In the manufactured boards the address are not readily visible. Use this diagram to better see the jumper positions.
And here is the CUPL code for the RAM only board
Code: Select all
Name SBME_GLU ;
PartNo 002 ;
Date 7/16/2015 ;
Revision 01 ;
Designer Bill ;
Company OMS ;
Assembly SBME ;
Location ;
Device g16v8a ;
/* *************** INPUT PINS *********************/
PIN 2 = A15 ; /* Address from CPU */
PIN 3 = A14 ; /* Address from CPU */
PIN 4 = A13 ; /* Address from CPU */
PIN 5 = Phi2 ; /* Phase 2 clock */
PIN 6 = !RW ; /* R/W from CPU */
PIN 7 = LCN ; /* Location jumper */
/* *************** OUTPUT PINS *********************/
PIN 12 = !CE ; /* Memory Chip Enable */
PIN 13 = !OE ; /* Memory Ouput Enable */
PIN 14 = !P2RW ; /* Phase 2 qualified Write Enable */
PIN 15 = EA14 ; /* A14 to Memory */
PIN 16 = EA13 ; /* A13 to Memory */
PIN 17 = DD ; /* Data direction */
/*Intermediate Values */
a = LCN & (A15 $ (A14 # A13))
# !LCN & !A15;
/* Output Definitions */
P2RW = Phi2 & RW;
CE = a;
OE = a & Phi2 & !RW;
DD = a & !RW;
EA13 = LCN & (!A15 & A14 & !A13
# A15 & !A14 & !A13)
# !LCN & A13;
EA14 = LCN & (!A15 & A14 & A13
# A15 & !A14 & !A13)
# !LCN & A14;
Original Post 2015/02/16
So, early yesterday while spending quality time with my 600, I yet again, for the thousandth time, got that dreaded out of memory error. Well, I decided I was tired of seeing that. It's not as though I write huge programs or anything, but a lot of the stuff I do requires numerical arrays. They eat memory quickly, so 8K just evaporates in no time. Anyway, I decided to take off my software nerd cap and put on my hardware nerd cap and put my mind to expanding the memory a little bit. Rummaging through my parts drawers I found a Winbond W24257AK-15 (32k x 8 CMOS SRAM - 15ns), a Lattice GAL16V8D (PLD) for 'glue', some 10-pin stackable headers (all the rage with the Ardu-weenies) and a suitable piece of DIP PCB. The PLD was used to decode the the /CE & /OE, translate the addressing and provide a Phi2 qualified R/W signal. Pin 11 of the 40-pin socket (J1) is jumpered to the adjacent 5V bus. The result ... by 4:00 pm I had 40191 bytes free on a cold boot! The pictures below tell the story. I've included the CUPL code for the PLD. I've not yet done a schematic, but will when I get time.

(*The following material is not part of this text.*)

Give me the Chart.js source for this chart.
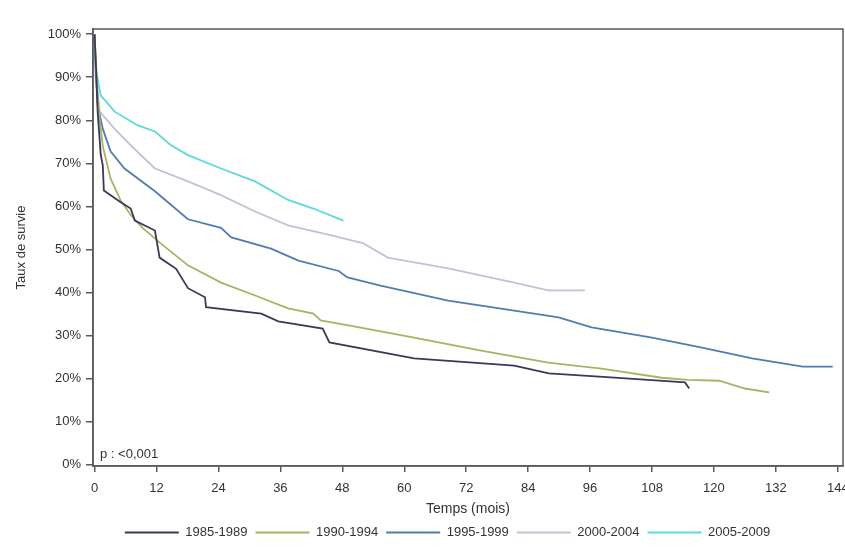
<!DOCTYPE html>
<html>
<head>
<meta charset="utf-8">
<script src="https://cdn.jsdelivr.net/npm/chart.js@4.4.1/dist/chart.umd.min.js"></script>
<style>
  body { margin: 0; background: #fff; }
</style>
</head>
<body>
<canvas id="survieChart" width="845" height="549"></canvas>
<script>
// valeurs (mois, % de survie)
const periods = ['1985-1989', '1990-1994', '1995-1999', '2000-2004', '2005-2009'];
const colors = ['#383a5a', '#a9b265', '#4f7db0', '#c6bfd6', '#5ed8da'];

const months1985 = [0, 0.3, 0.6, 1.2, 1.6, 1.8, 5, 7, 7.8, 11.7, 12.6, 15.8, 18.1, 21.4, 21.6, 32.3, 35.6, 44.2, 45.5, 61.9, 81.3, 88, 100, 114.4, 115.2];
const surv1985 = [100, 92, 82, 72, 69.5, 63.7, 61, 59.5, 56.7, 54.4, 48.1, 45.5, 41, 38.9, 36.6, 35.1, 33.3, 31.6, 28.4, 24.7, 23, 21.2, 20.3, 19.1, 17.7];

const months1990 = [0, 0.5, 1, 1.6, 3.1, 5, 7, 9.3, 12.8, 18.1, 24.5, 31.1, 37.5, 42.4, 43.8, 50, 61.9, 74.9, 87.9, 98.2, 109.9, 115, 121, 126, 130.7];
const surv1990 = [100, 88, 80, 74, 66.5, 61.5, 58, 55, 51.4, 46.3, 42.3, 39.3, 36.3, 35.1, 33.5, 32.2, 29.5, 26.5, 23.7, 22.3, 20.2, 19.7, 19.5, 17.7, 16.8];

const months1995 = [0, 0.3, 0.6, 1.6, 3.1, 5.8, 11.7, 18.1, 24.5, 26.5, 34.2, 39.5, 47.3, 49, 55.4, 68.5, 81.3, 89.9, 96.3, 108, 117.7, 127.4, 137.2, 143];
const surv1995 = [100, 90, 83.5, 78, 72.8, 68.8, 63.5, 57, 55, 52.8, 50.2, 47.4, 45, 43.5, 41.6, 38.1, 35.8, 34.2, 31.9, 29.5, 27.2, 24.7, 22.8, 22.8];

const months2000 = [0, 0.2, 1, 3.9, 7, 11.7, 18.1, 24.5, 31.1, 37.5, 45.7, 52.1, 56.8, 68.5, 81.3, 87.9, 95];
const surv2000 = [100, 90, 82, 78, 74.2, 68.8, 65.8, 62.6, 58.8, 55.6, 53.3, 51.4, 48.1, 45.6, 42.3, 40.5, 40.5];

const months2005 = [0, 0.2, 1.2, 3.9, 8.4, 11.7, 14.8, 18.1, 24.5, 31.1, 37.5, 42.4, 48.2];
const surv2005 = [100, 92, 85.8, 82, 78.8, 77.4, 74.2, 71.9, 68.8, 65.8, 61.5, 59.5, 56.7];

const xTicks = [0, 12, 24, 36, 48, 60, 72, 84, 96, 108, 120, 132, 144];
const yTicks = [0, 10, 20, 30, 40, 50, 60, 70, 80, 90, 100];

const allMonths = [months1985, months1990, months1995, months2000, months2005];
const allSurv = [surv1985, surv1990, surv1995, surv2000, surv2005];

const datasets = periods.map((p, i) => ({
  label: p,
  data: allMonths[i].map((m, j) => ({ x: m, y: allSurv[i][j] })),
  borderColor: colors[i],
  backgroundColor: colors[i],
  borderWidth: 1.8,
  pointRadius: 0,
  tension: 0,
  fill: false
}));

const axisColor = '#5a5a5a';
const textColor = '#333';
const fontFamily = '"Liberation Sans", Arial, sans-serif';

const framePlugin = {
  id: 'frame',
  afterLayout(chart) {
    // décale la légende comme sur l'original
    chart.legend.left += 26;
    chart.legend.right += 26;
  },
  afterDraw(chart) {
    const { ctx, chartArea } = chart;
    ctx.save();
    ctx.strokeStyle = axisColor;
    ctx.lineWidth = 1.5;
    ctx.strokeRect(chartArea.left, chartArea.top, chartArea.right - chartArea.left, chartArea.bottom - chartArea.top);
    ctx.fillStyle = textColor;
    ctx.font = '13px ' + fontFamily;
    ctx.textBaseline = 'middle';
    ctx.fillText('p : <0,001', chartArea.left + 7, chartArea.bottom - 12);
    ctx.restore();
  }
};

new Chart(document.getElementById('survieChart'), {
  type: 'line',
  data: { datasets },
  plugins: [framePlugin],
  options: {
    responsive: false,
    animation: false,
    layout: { padding: { left: 0, top: 29, right: 2, bottom: 0 } },
    plugins: {
      tooltip: { enabled: false },
      legend: {
        position: 'bottom',
        labels: {
          usePointStyle: true,
          pointStyle: 'line',
          pointStyleWidth: 54,
          padding: 8,
          color: textColor,
          font: { family: fontFamily, size: 13 }
        }
      }
    },
    scales: {
      x: {
        type: 'linear',
        min: -0.3,
        max: 145,
        afterBuildTicks: s => { s.ticks = xTicks.map(v => ({ value: v })); },
        afterFit: s => { s.height = 52; s.paddingRight = 0; s.paddingLeft = 0; },
        grid: { drawOnChartArea: false, tickLength: 6, color: axisColor, lineWidth: 1.5 },
        border: { color: axisColor, width: 1.5 },
        ticks: { color: textColor, padding: 9, maxRotation: 0, font: { family: fontFamily, size: 13 } },
        title: { display: true, text: 'Temps (mois)', color: textColor, padding: { top: 0, bottom: 0 }, font: { family: fontFamily, size: 14 } }
      },
      y: {
        min: -0.3,
        max: 101.2,
        afterBuildTicks: s => { s.ticks = yTicks.map(v => ({ value: v })); },
        afterFit: s => { s.width = 93; },
        grid: { drawOnChartArea: false, tickLength: 7, color: axisColor, lineWidth: 1.5 },
        border: { color: axisColor, width: 1.5 },
        ticks: { color: textColor, padding: 5, font: { family: fontFamily, size: 13 }, callback: v => v + '%' },
        title: { display: true, text: 'Taux de survie', color: textColor, padding: { top: 14, bottom: 0 }, font: { family: fontFamily, size: 13 } }
      }
    }
  }
});
</script>
</body>
</html>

If anyone is interested, I'd be willing to have a PCB board made up and supply pre-programed PLDs. But I'd have to have at least 9 other people commit to it to make it worth while. Not sure exactly what the cost would be, but if enough people are interested I'll figure it 0ut. Can't see it being much though. The PLDs cost about $2, shipping anywhere in north America is about $5, the rest of the world for under $10, the PCB I'm guessing would be about $10 or less.